Nach der Sperrung ihres bisherigen Friedhofs kauften die an der Linzer Straße stadteinwärts liegenden Gemeinden Fünfhaus, Sechshaus und Rudolfsheim (heutiger 15. Wiener Gemeindebezirk) ein Grundstück im Ausmaß von „sechs Joch und 486 Quadratklaftern“, das teilweise auf dem Baumgartner Friedhof, teilweise an ihn angrenzend lag, um hier ihre Toten zu bestatten und vereinbarten vertraglich mit der Gemeinde Baumgarten 1884 die Schaffung eines gemeinsamen Friedhofs. 1888 wurden daraufhin die Leichen aus dem Schmelzer Friedhof (Neulerchenfelder Ortsfriedhof, heute Märzpark) exhumiert und in ein Massengrab nach Baumgarten überführt.

Für den Bau der Hütteldorfer Straße wurde 1884 ein Teil des Friedhofs aufgelöst. 1896 räumte man diesen Teil ab und ebnete ihn ein, um dort die Kaiser-Franz-Joseph-Landwehr-Kaserne zu errichten.

Christusstatue

Im Gegenzug wurde der Friedhof in den 1890er Jahren noch drei Mal um insgesamt rund 54.000 m² erweitert. Der Friedhof erhielt 1902/03 ein Totengräberhaus und eine gedeckten Halle (Wartesaal und Aufbahrungshalle). Stadtbaumeister Josef Münster spendete 1903 eine große Christusstatue, die ursprünglich von Andreas Halbig geschaffen wurde und für die Kathedrale von Esztergom bestimmt war. Auch Anfang des 20. Jahrhunderts wurde das Friedhofsareal laufend, teilweise auch durch Enteignungen, erweitert. Die Friedhofsgebäude musste mehrmals umgestaltet und renoviert werden.

Zum Ende des Zweiten Weltkrieges fanden beim Haupteingang auch mehrere Rotarmisten ihre letzte Ruhe, deren Gräber weiterhin bestehen. Mitte 1945 musste die Neuvergabe von Gräbern aus Platzgründen eingestellt werden. Mehrere Maßnahmen wurden zur Neuvergabe von Gräbern ergriffen. Ab 1947 wurden heimgefallene Gräber neu zugewiesen, 1948/49 Urnengräber angelegt und Anfang der 50er Jahre Schachtgräber aufgelassen und Erweiterungsflächen neu gewidmet.1964 folgte die Eröffnung eines eigenen Urnenhains.

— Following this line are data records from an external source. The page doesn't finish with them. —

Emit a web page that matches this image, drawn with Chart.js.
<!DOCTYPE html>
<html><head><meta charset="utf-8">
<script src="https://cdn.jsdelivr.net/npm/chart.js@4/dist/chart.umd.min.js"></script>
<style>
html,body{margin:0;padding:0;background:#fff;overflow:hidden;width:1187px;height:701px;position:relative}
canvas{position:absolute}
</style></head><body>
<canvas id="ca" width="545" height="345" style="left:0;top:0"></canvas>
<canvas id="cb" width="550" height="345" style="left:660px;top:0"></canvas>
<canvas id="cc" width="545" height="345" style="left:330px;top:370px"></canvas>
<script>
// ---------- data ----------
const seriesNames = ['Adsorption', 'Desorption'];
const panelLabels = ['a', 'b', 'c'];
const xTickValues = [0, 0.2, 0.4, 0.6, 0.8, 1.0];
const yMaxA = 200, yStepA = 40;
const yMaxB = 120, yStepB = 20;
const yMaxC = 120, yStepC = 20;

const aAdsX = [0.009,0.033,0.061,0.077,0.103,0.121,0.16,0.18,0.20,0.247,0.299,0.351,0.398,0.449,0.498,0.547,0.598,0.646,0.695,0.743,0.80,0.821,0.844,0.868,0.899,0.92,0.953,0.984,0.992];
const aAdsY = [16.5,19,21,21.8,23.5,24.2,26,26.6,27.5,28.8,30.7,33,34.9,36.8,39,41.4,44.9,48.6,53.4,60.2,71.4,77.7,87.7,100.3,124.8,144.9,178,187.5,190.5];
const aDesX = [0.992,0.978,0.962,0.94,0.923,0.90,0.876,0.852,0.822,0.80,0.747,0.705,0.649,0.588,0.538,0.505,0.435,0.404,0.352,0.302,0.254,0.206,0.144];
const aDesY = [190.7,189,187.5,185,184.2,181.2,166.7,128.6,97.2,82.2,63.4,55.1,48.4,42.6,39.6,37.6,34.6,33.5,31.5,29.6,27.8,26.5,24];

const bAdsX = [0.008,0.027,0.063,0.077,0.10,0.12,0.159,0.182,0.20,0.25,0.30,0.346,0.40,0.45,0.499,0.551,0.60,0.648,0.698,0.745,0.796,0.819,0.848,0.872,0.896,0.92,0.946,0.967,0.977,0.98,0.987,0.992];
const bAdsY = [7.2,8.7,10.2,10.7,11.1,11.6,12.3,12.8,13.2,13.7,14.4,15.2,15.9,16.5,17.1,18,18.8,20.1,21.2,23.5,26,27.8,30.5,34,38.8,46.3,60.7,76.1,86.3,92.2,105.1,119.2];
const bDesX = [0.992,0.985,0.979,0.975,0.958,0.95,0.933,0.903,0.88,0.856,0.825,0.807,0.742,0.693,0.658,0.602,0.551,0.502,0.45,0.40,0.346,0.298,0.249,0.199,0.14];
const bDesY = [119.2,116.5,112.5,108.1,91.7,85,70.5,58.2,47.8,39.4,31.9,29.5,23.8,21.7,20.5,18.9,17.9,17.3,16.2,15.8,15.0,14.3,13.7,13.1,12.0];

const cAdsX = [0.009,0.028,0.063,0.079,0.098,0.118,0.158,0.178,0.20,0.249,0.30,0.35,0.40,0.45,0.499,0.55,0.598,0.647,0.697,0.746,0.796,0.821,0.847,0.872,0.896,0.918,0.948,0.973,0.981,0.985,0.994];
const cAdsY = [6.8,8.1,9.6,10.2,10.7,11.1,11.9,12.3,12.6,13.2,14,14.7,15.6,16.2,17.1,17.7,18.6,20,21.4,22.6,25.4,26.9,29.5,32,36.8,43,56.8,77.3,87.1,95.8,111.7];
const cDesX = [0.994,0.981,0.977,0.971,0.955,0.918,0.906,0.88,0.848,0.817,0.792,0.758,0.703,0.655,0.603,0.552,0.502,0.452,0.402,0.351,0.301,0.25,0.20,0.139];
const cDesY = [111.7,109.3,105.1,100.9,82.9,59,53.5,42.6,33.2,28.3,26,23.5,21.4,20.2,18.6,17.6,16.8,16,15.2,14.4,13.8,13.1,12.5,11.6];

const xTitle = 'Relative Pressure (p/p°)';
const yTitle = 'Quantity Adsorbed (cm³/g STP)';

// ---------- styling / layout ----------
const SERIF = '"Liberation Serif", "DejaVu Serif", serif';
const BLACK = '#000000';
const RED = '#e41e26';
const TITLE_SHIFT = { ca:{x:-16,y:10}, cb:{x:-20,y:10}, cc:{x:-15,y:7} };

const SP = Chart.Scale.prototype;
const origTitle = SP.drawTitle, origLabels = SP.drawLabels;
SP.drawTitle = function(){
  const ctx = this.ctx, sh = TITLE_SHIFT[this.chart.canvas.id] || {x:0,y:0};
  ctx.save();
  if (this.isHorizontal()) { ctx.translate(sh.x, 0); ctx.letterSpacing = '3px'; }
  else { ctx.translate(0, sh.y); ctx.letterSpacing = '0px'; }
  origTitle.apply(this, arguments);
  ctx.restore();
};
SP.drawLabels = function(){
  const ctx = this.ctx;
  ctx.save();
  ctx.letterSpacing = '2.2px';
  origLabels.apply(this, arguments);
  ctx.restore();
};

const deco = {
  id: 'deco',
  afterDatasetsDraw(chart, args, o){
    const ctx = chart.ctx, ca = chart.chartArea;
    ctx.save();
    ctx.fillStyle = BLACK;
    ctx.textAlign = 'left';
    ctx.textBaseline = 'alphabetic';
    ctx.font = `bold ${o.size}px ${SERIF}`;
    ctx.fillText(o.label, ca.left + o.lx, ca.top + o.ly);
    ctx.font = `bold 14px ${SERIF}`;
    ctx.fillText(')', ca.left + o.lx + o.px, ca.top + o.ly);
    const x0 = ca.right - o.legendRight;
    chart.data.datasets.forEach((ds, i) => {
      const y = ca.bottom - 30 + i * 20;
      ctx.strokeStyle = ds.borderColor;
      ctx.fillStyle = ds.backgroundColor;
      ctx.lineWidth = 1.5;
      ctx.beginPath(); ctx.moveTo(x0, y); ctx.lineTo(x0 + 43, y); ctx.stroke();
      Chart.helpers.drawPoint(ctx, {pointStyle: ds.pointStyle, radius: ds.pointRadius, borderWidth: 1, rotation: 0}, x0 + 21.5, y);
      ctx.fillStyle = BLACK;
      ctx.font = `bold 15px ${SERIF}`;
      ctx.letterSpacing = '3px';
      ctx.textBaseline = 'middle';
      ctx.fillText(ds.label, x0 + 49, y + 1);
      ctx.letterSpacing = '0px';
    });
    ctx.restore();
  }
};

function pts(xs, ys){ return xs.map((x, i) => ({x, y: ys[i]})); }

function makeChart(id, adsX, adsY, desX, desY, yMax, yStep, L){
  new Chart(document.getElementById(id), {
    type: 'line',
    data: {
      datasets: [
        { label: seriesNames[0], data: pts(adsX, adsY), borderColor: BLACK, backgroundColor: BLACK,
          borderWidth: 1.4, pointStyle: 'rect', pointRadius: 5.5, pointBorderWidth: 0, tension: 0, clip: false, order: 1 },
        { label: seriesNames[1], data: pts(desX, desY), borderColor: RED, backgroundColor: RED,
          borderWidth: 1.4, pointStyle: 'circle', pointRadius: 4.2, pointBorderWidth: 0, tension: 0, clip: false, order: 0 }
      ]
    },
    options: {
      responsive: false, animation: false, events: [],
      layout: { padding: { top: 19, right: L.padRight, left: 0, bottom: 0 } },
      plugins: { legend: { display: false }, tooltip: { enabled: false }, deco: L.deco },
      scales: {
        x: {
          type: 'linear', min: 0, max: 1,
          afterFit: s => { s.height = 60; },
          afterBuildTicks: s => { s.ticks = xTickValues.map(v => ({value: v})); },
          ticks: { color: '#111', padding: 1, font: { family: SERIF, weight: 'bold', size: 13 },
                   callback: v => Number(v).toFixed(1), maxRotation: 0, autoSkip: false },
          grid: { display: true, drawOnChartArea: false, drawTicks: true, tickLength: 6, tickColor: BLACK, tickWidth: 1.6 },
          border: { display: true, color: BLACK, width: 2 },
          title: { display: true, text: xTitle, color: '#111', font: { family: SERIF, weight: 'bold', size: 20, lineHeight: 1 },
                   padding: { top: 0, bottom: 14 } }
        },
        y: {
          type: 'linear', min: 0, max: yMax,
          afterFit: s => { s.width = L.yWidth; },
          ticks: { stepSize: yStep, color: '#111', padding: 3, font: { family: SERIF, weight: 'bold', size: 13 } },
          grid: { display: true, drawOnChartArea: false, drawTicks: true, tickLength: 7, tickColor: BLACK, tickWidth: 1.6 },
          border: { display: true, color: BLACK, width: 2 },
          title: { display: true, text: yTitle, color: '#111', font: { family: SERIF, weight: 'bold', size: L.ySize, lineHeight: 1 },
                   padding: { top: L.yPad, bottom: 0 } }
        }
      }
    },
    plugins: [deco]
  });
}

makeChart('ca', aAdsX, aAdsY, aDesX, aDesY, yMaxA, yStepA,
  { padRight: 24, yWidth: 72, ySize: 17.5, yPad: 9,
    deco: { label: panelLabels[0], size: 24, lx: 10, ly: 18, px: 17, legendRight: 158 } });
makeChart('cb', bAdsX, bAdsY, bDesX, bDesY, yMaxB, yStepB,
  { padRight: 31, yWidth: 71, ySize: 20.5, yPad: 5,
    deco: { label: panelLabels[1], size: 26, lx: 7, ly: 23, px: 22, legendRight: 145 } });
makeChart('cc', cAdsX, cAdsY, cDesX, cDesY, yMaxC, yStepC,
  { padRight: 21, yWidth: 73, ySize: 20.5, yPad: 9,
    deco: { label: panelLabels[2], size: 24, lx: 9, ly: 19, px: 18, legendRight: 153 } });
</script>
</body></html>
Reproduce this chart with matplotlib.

Nach den Erweiterungen der Friedhofsanlage begannen Arbeiter im August 1966 mit dem Abriss der bestehenden Aufbahrungsgebäude. Der Neubau wurde nach den Plänen des Architekten Josef Strelec ausgeführt. Die Innenausstattung erfolgte nach Plänen des Architekten Erich Boltenstern, die künstlerische Ausgestaltung durch den Maler Hermann Bauch. Die neue Halle konnte 1967 eröffnet werden. 1993 bis 1995 wurde die Aufbahrungshallen gemeinsam mit den Zeremonienräumen renoviert und neu gestaltet. 1995 erfolgte die Enthüllung des Mahnmals für die Opfer des Faschismus, das von Leopold Grausam geschaffen wurde und in der Gruppe 1 des Friedhofs gelegen ist.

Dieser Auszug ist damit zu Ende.